* [Provided information]:
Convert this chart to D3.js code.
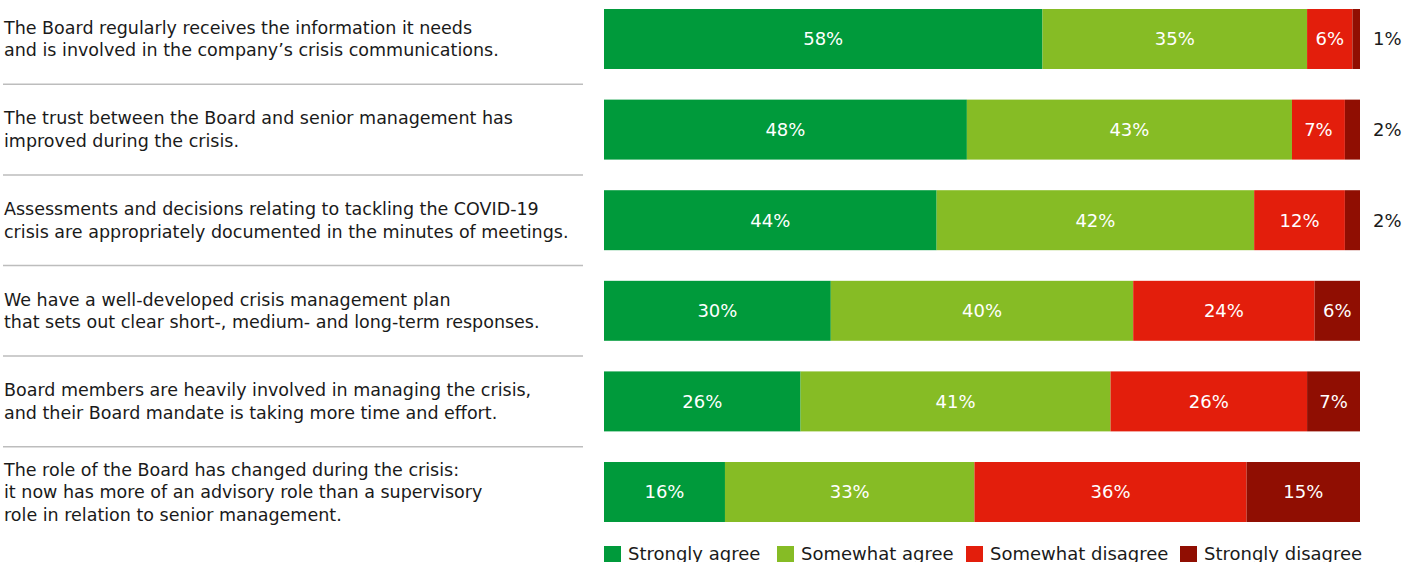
<!DOCTYPE html>
<html>
<head>
<meta charset="utf-8">
<script src="https://cdn.jsdelivr.net/npm/d3@7"></script>
<style>
  html, body { margin: 0; padding: 0; background: #fff; }
  svg { display: block; font-family: "DejaVu Sans", Verdana, sans-serif; }
</style>
</head>
<body>
<svg id="chart" width="1417" height="562"></svg>
<script>
// Survey statements (one per row), each split into its printed lines
const statements = [
  ["The Board regularly receives the information it needs", "and is involved in the company’s crisis communications."],
  ["The trust between the Board and senior management has", "improved during the crisis."],
  ["Assessments and decisions relating to tackling the COVID-19", "crisis are appropriately documented in the minutes of meetings."],
  ["We have a well-developed crisis management plan", "that sets out clear short-, medium- and long-term responses."],
  ["Board members are heavily involved in managing the crisis,", "and their Board mandate is taking more time and effort."],
  ["The role of the Board has changed during the crisis:", "it now has more of an advisory role than a supervisory", "role in relation to senior management."]
];

// Response categories
const responses = ["Strongly agree", "Somewhat agree", "Somewhat disagree", "Strongly disagree"];

// Share of respondents (%) per statement, one array per response
const stronglyAgree    = [58, 48, 44, 30, 26, 16];
const somewhatAgree    = [35, 43, 42, 40, 41, 33];
const somewhatDisagree = [6, 7, 12, 24, 26, 36];
const stronglyDisagree = [1, 2, 2, 6, 7, 15];

const colors = ["#009a3b", "#86bc25", "#e31e0c", "#900e02"];

const seriesValues = [stronglyAgree, somewhatAgree, somewhatDisagree, stronglyDisagree];
const rows = statements.map((s, i) => {
  const r = { id: i };
  responses.forEach((k, j) => r[k] = seriesValues[j][i]);
  return r;
});

const svg = d3.select("#chart");

const x = d3.scaleLinear().domain([0, 100]).range([604, 1360]);
const y = d3.scaleBand()
  .domain(rows.map(r => r.id))
  .range([-6.3, 537.3])
  .paddingInner(0.338)
  .paddingOuter(0.169);

const stack = d3.stack().keys(responses)(rows);

// Bar segments
const layers = svg.append("g").selectAll("g")
  .data(stack)
  .join("g")
  .attr("fill", (d, i) => colors[i]);

layers.selectAll("rect")
  .data(d => d)
  .join("rect")
  .attr("x", d => x(d[0]))
  .attr("y", d => y(d.data.id))
  .attr("width", d => x(d[1]) - x(d[0]))
  .attr("height", y.bandwidth());

// Value labels: inside when the segment is wide enough, otherwise to the right of the bar
const labelG = svg.append("g").attr("font-size", 18);
stack.forEach((layer, li) => {
  layer.forEach(d => {
    const v = d[1] - d[0];
    const w = x(d[1]) - x(d[0]);
    const cy = y(d.data.id) + y.bandwidth() / 2;
    if (w >= 40) {
      labelG.append("text")
        .attr("x", (x(d[0]) + x(d[1])) / 2)
        .attr("y", cy)
        .attr("dy", "0.35em")
        .attr("text-anchor", "middle")
        .attr("fill", "#fff")
        .text(v + "%");
    } else {
      labelG.append("text")
        .attr("x", x(100) + 13)
        .attr("y", cy)
        .attr("dy", "0.35em")
        .attr("fill", "#1a1a1a")
        .text(v + "%");
    }
  });
});

// Statement text on the left
const lineH = 22.5;
const stmtG = svg.append("g").attr("font-size", 17.5).attr("fill", "#1a1a1a");
statements.forEach((lines, i) => {
  const cy = y(i) + y.bandwidth() / 2;
  const top = cy - (lines.length - 1) * lineH / 2;
  const t = stmtG.append("text").attr("x", 4);
  lines.forEach((ln, k) => {
    t.append("tspan")
      .attr("x", 4)
      .attr("y", top + k * lineH)
      .attr("dy", "0.35em")
      .text(ln);
  });
});

// Separator rules between statements
const sepG = svg.append("g").attr("stroke", "#bdbdbd").attr("stroke-width", 1.5);
rows.slice(1).forEach(r => {
  const yy = y(r.id) - (y.step() - y.bandwidth()) / 2;
  sepG.append("line")
    .attr("x1", 3).attr("x2", 583)
    .attr("y1", yy).attr("y2", yy);
});

// Legend
const legendX = [604, 777, 966, 1180];
const legend = svg.append("g").attr("font-size", 18).attr("fill", "#1a1a1a");
responses.forEach((name, i) => {
  const g = legend.append("g").attr("transform", `translate(${legendX[i]},0)`);
  g.append("rect").attr("x", 0).attr("y", 546).attr("width", 17).attr("height", 17).attr("fill", colors[i]);
  g.append("text").attr("x", 24).attr("y", 560).text(name);
});
</script>
</body>
</html>
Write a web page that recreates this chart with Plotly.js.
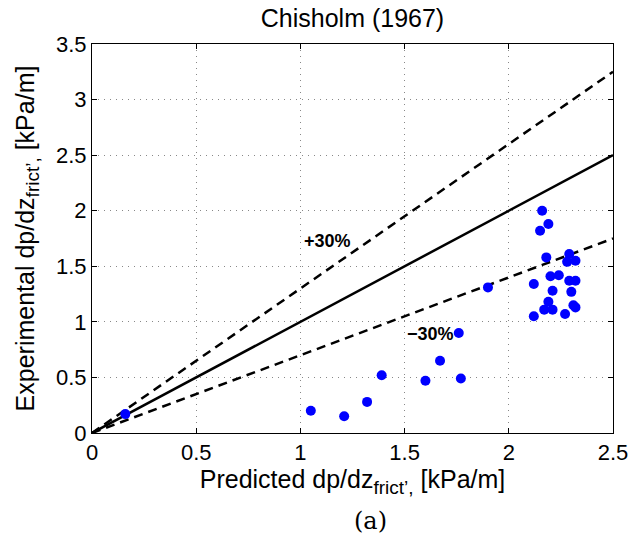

* [What to work on]: Copy each line of the records containing the string "chart".

* [Problem solution]:
Convert this chart to D3.js code.
<svg id="chart" width="1417" height="562"></svg>
const svg = d3.select("#chart");
Write a web page that recreates this chart with Plotly.js.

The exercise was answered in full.